What to produce: For the material that follows, list every line containing the word "this".

Items listed in a dataset:
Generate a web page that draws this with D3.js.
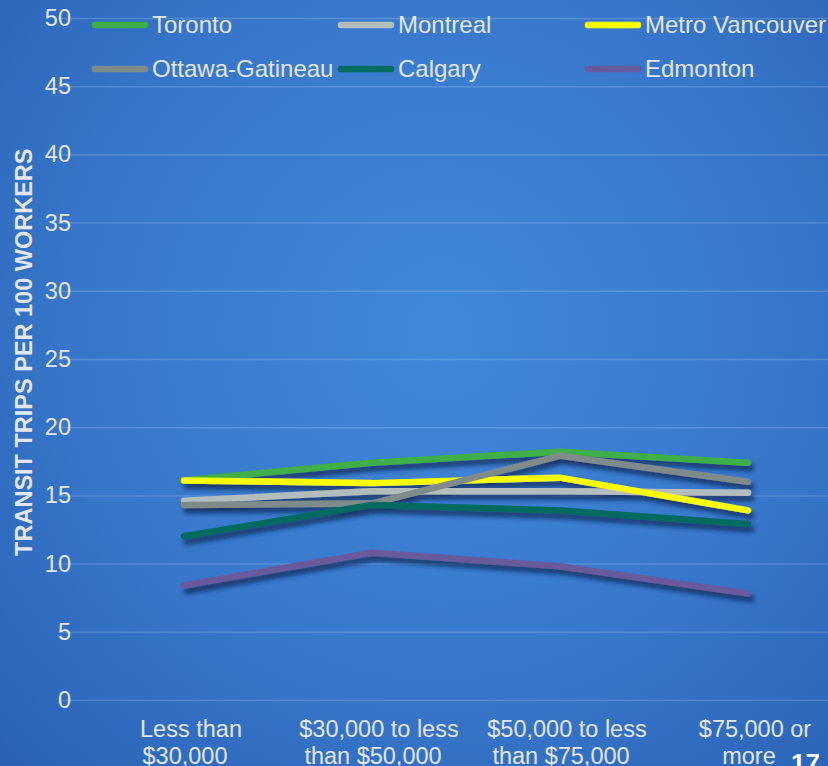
<!DOCTYPE html>
<html>
<head>
<meta charset="utf-8">
<script src="https://cdn.jsdelivr.net/npm/d3@7"></script>
<style>
  html, body { margin: 0; padding: 0; background: #2f6fc2; }
  svg { display: block; }
  text { font-family: "Liberation Sans", Arial, sans-serif; }
</style>
</head>
<body>
<svg id="chart" width="828" height="766"></svg>
<script>
// Income groups along the x axis
const categories = [
  ["Less than", "$30,000"],
  ["$30,000 to less", "than $50,000"],
  ["$50,000 to less", "than $75,000"],
  ["$75,000 or", "more"]
];
const categoryKeys = ["lt30", "30to50", "50to75", "75plus"];

// Transit trips per 100 workers, by region
const toronto        = [16.1, 17.4, 18.2, 17.4];
const montreal       = [14.6, 15.3, 15.3, 15.2];
const vancouver      = [16.1, 15.9, 16.3, 13.9];
const ottawaGatineau = [14.3, 14.4, 17.9, 16.0];
const calgary        = [12.0, 14.3, 13.9, 12.9];
const edmonton       = [8.4, 10.8, 9.8, 7.8];

const seriesNames  = ["Toronto", "Montreal", "Metro Vancouver", "Ottawa-Gatineau", "Calgary", "Edmonton"];
const seriesValues = [toronto, montreal, vancouver, ottawaGatineau, calgary, edmonton];
const seriesColors = ["#3fae49", "#b4bdbd", "#ffff00", "#7f8b8b", "#006b60", "#675a9c"];

const yTicks = [0, 5, 10, 15, 20, 25, 30, 35, 40, 45, 50];
const yTitle = "TRANSIT TRIPS PER 100 WORKERS";
const pageNumber = "17";

const W = 828, H = 766;
const svg = d3.select("#chart");
const defs = svg.append("defs");

// Slide background: lighter blue in the middle, darker toward the edges
const bg = defs.append("radialGradient")
  .attr("id", "bg").attr("gradientUnits", "userSpaceOnUse")
  .attr("cx", 440).attr("cy", 330).attr("r", 620);
bg.append("stop").attr("offset", "0%").attr("stop-color", "#4189da");
bg.append("stop").attr("offset", "55%").attr("stop-color", "#3878cc");
bg.append("stop").attr("offset", "100%").attr("stop-color", "#2962b4");
svg.append("rect").attr("width", W).attr("height", H).attr("fill", "url(#bg)");

// Soft drop shadow under the data lines
const sh = defs.append("filter").attr("id", "shadow")
  .attr("x", "-10%").attr("y", "-50%").attr("width", "120%").attr("height", "200%");
sh.append("feGaussianBlur").attr("in", "SourceAlpha").attr("stdDeviation", 2.5).attr("result", "b");
sh.append("feOffset").attr("in", "b").attr("dx", 3).attr("dy", 5).attr("result", "o");
sh.append("feFlood").attr("flood-color", "#0c2450").attr("flood-opacity", 0.8).attr("result", "c");
sh.append("feComposite").attr("in", "c").attr("in2", "o").attr("operator", "in").attr("result", "s");
const m = sh.append("feMerge");
m.append("feMergeNode").attr("in", "s");
m.append("feMergeNode").attr("in", "SourceGraphic");

const x = d3.scalePoint().domain(categoryKeys).range([184, 748]);
const y = d3.scaleLinear().domain([0, 50]).range([700, 18]);

const textColor = "#e4e6ea";

// Gridlines and y tick labels
const yAxis = d3.axisLeft(y).tickValues(yTicks).tickSize(-(W - 58));
const gy = svg.append("g").attr("transform", "translate(58,0)").call(yAxis);
gy.select(".domain").remove();
gy.selectAll(".tick line").attr("stroke", "#ffffff").attr("stroke-opacity", 0.16).attr("stroke-width", 1.5);
gy.selectAll(".tick text")
  .attr("x", 13)
  .attr("text-anchor", "end")
  .attr("fill", textColor).attr("font-size", "23.5px")
  .attr("font-family", "'Liberation Sans', Arial, sans-serif");

// Y axis title
svg.append("text")
  .attr("transform", `translate(32,${y(25.5)}) rotate(-90)`)
  .attr("text-anchor", "middle")
  .attr("fill", textColor).attr("font-size", "23.5px").attr("font-weight", "bold")
  .text(yTitle);

// X category labels (two lines each)
const xl = svg.append("g");
categories.forEach((lines, i) => {
  const t = xl.append("text")
    .attr("text-anchor", "middle")
    .attr("fill", textColor).attr("font-size", "23.5px");
  lines.forEach((ln, j) => {
    t.append("tspan")
      .attr("x", x(categoryKeys[i]) + (j === 0 ? 7 : 1))
      .attr("y", 737 + j * 27)
      .text(ln);
  });
});

// Data lines
const line = d3.line()
  .x((d, i) => x(categoryKeys[i]))
  .y(d => y(d));

svg.append("g").attr("filter", "url(#shadow)")
  .selectAll("path")
  .data(seriesValues)
  .join("path")
  .attr("d", d => line(d))
  .attr("fill", "none")
  .attr("stroke", (d, i) => seriesColors[i])
  .attr("stroke-width", 6.5)
  .attr("stroke-linecap", "round")
  .attr("stroke-linejoin", "round");

// Legend: three columns, two rows
const legendCols = [92, 338, 585];
const legendRows = [25, 69];
const lg = svg.append("g");
seriesNames.forEach((name, i) => {
  const cx = legendCols[i % 3], cy = legendRows[Math.floor(i / 3)];
  lg.append("line")
    .attr("x1", cx + 3).attr("x2", cx + 53)
    .attr("y1", cy).attr("y2", cy)
    .attr("stroke", seriesColors[i]).attr("stroke-width", 6.5)
    .attr("stroke-linecap", "round");
  lg.append("text")
    .attr("x", cx + 60).attr("y", cy)
    .attr("dy", "0.35em")
    .attr("fill", textColor).attr("font-size", "24px")
    .text(name);
});

// Slide page number
svg.append("text")
  .attr("x", 820).attr("y", 772)
  .attr("text-anchor", "end")
  .attr("fill", "#ffffff").attr("font-size", "26px").attr("font-weight", "bold")
  .text(pageNumber);
</script>
</body>
</html>
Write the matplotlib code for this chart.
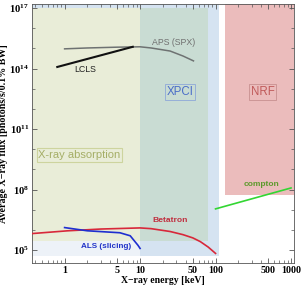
import matplotlib.pyplot as plt
from matplotlib.patches import Rectangle
from matplotlib.ticker import FixedLocator, NullFormatter, LogLocator

# source curves (keV, photons/s/0.1% BW)
lcls_energy = [0.8, 8.0]
lcls_flux = [1.2e14, 1.2e15]

aps_energy = [1, 2, 5, 10, 14, 25, 37, 51]
aps_flux = [9.5e14, 1.05e15, 1.15e15, 1.2e15, 1.05e15, 7.4e14, 4.2e14, 2.4e14]

betatron_energy = [0.36, 1.1, 3, 10, 14, 25, 37, 50, 63, 80, 100]
betatron_flux = [6.5e5, 9e5, 1.1e6, 1.25e6, 1.15e6, 8.3e5, 5.8e5, 4.0e5, 2.6e5, 1.4e5, 6.8e4]

als_energy = [1, 2, 5.4, 7.4, 9.4, 10]
als_flux = [1.3e6, 9e5, 7.2e5, 5.1e5, 1.7e5, 1.2e5]

compton_energy = [100, 1000]
compton_flux = [1.1e7, 1.2e8]

# application regions: (emin, emax, fmin, fmax)
region_blue = (0.3, 110, 5e4, 3e17)
region_absorption = (0.3, 10, 2.8e5, 1e17)
region_xpci = (10, 80, 2.8e5, 1e17)
region_nrf = (133, 2000, 5.5e7, 3e17)

plt.rcParams.update({
    "font.size": 7,
    "mathtext.fontset": "custom",
    "mathtext.bf": "Liberation Serif:bold",
    "mathtext.rm": "Liberation Serif:bold",
    "mathtext.it": "Liberation Serif:bold",
})
SERIF = "Liberation Serif"
SANS = "Liberation Sans"

fig = plt.figure(figsize=(3.02, 2.88), dpi=100)
ax = fig.add_axes([0.106, 0.087, 0.868, 0.899])
ax.set_xscale("log")
ax.set_yscale("log")
ax.set_xlim(0.37, 1100)
ax.set_ylim(10**4.36, 10**17.2)


def add_region(reg, color, z=0):
    x0, x1, y0, y1 = reg
    ax.add_patch(Rectangle((x0, y0), x1 - x0, y1 - y0, facecolor=color,
                           edgecolor="none", zorder=z))


add_region(region_blue, "#d5e3f1", 0)
add_region((0.3, 10, 5e4, 2.8e5), "#edf2f8", 0.5)
add_region(region_absorption, "#e9edd8", 1)
add_region(region_xpci, "#c9dcd3", 1)
add_region(region_nrf, "#ebbcbc", 1)

ax.plot(aps_energy, aps_flux, color="#6e7272", lw=1.1, zorder=3)
ax.plot(lcls_energy, lcls_flux, color="#111111", lw=1.5, zorder=3)
ax.plot(betatron_energy, betatron_flux, color="#d8283a", lw=1.2, zorder=3)
ax.plot(als_energy, als_flux, color="#1f2fd0", lw=1.2, zorder=3)
ax.plot(compton_energy, compton_flux, color="#33d633", lw=1.2, zorder=3)

ax.text(1.85, 10**13.93, "LCLS", family=SANS, fontsize=6.3, color="#222222",
        ha="center", va="center", zorder=4)
ax.text(27.5, 10**15.27, "APS (SPX)", family=SANS, fontsize=6.3, color="#707070",
        ha="center", va="center", zorder=4)
ax.text(34, 10**12.84, "XPCI", family=SANS, fontsize=8.3, color="#4a6dc8",
        ha="center", va="center", zorder=4,
        bbox=dict(boxstyle="square,pad=0.15", fc="none", ec="#8ea8d8", lw=0.6))
ax.text(420, 10**12.84, "NRF", family=SANS, fontsize=8.3, color="#c05a5a",
        ha="center", va="center", zorder=4,
        bbox=dict(boxstyle="square,pad=0.15", fc="none", ec="#c89090", lw=0.6))
ax.text(1.58, 10**9.72, "X-ray absorption", family=SANS, fontsize=8, color="#a5ae66",
        ha="center", va="center", zorder=4,
        bbox=dict(boxstyle="square,pad=0.15", fc="none", ec="#cdd49e", lw=0.8))
ax.text(25, 10**6.45, "Betatron", family=SANS, fontsize=6.1, color="#c03040",
        fontweight="bold", ha="center", va="center", zorder=4)
ax.text(3.6, 10**5.17, "ALS (slicing)", family=SANS, fontsize=5.9, color="#2233c8",
        fontweight="bold", ha="center", va="center", zorder=4)
ax.text(410, 10**8.24, "compton", family=SANS, fontsize=6, color="#5c9a2c",
        fontweight="bold", ha="center", va="center", zorder=4)

xticks = [1, 5, 10, 50, 100, 500, 1000]
ax.xaxis.set_major_locator(FixedLocator(xticks))
ax.set_xticklabels([str(t) for t in xticks], family=SERIF, fontweight="bold", fontsize=7.2)
ax.xaxis.set_minor_locator(LogLocator(base=10, subs=range(2, 10)))
ax.xaxis.set_minor_formatter(NullFormatter())

yticks = [1e5, 1e8, 1e11, 1e14, 1e17]
ax.yaxis.set_major_locator(FixedLocator(yticks))
ax.set_yticklabels([r"$\mathbf{10^{%d}}$" % e for e in (5, 8, 11, 14, 17)], fontsize=7.6)
ax.yaxis.set_minor_locator(LogLocator(base=10, subs=[1.0], numticks=30))
ax.yaxis.set_minor_formatter(NullFormatter())

ax.tick_params(which="both", direction="in", top=True, right=True, color="#555555")
ax.tick_params(which="major", length=3.5, width=0.6, pad=2)
ax.tick_params(which="minor", length=2, width=0.5)
for s in ax.spines.values():
    s.set_linewidth(0.6)
    s.set_color("#555555")

ax.set_xlabel("X\u2212ray energy [keV]", family=SERIF, fontweight="bold", fontsize=7, labelpad=1)
ax.set_ylabel("Average X\u2212ray flux [photons/s/0.1% BW]", family=SERIF,
              fontweight="bold", fontsize=7.2)
ax.yaxis.set_label_coords(-0.09, 0.5)

fig.savefig("out.png", dpi=100)
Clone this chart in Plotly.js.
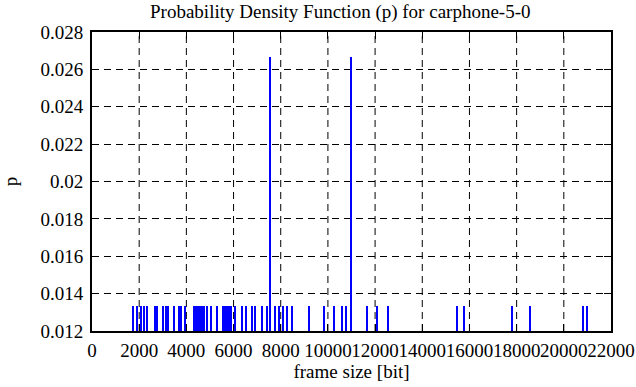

Result of the exercise:
Generate a web page that draws this with D3.js.
Write the matplotlib code for this chart.
Clone this chart in Plotly.js.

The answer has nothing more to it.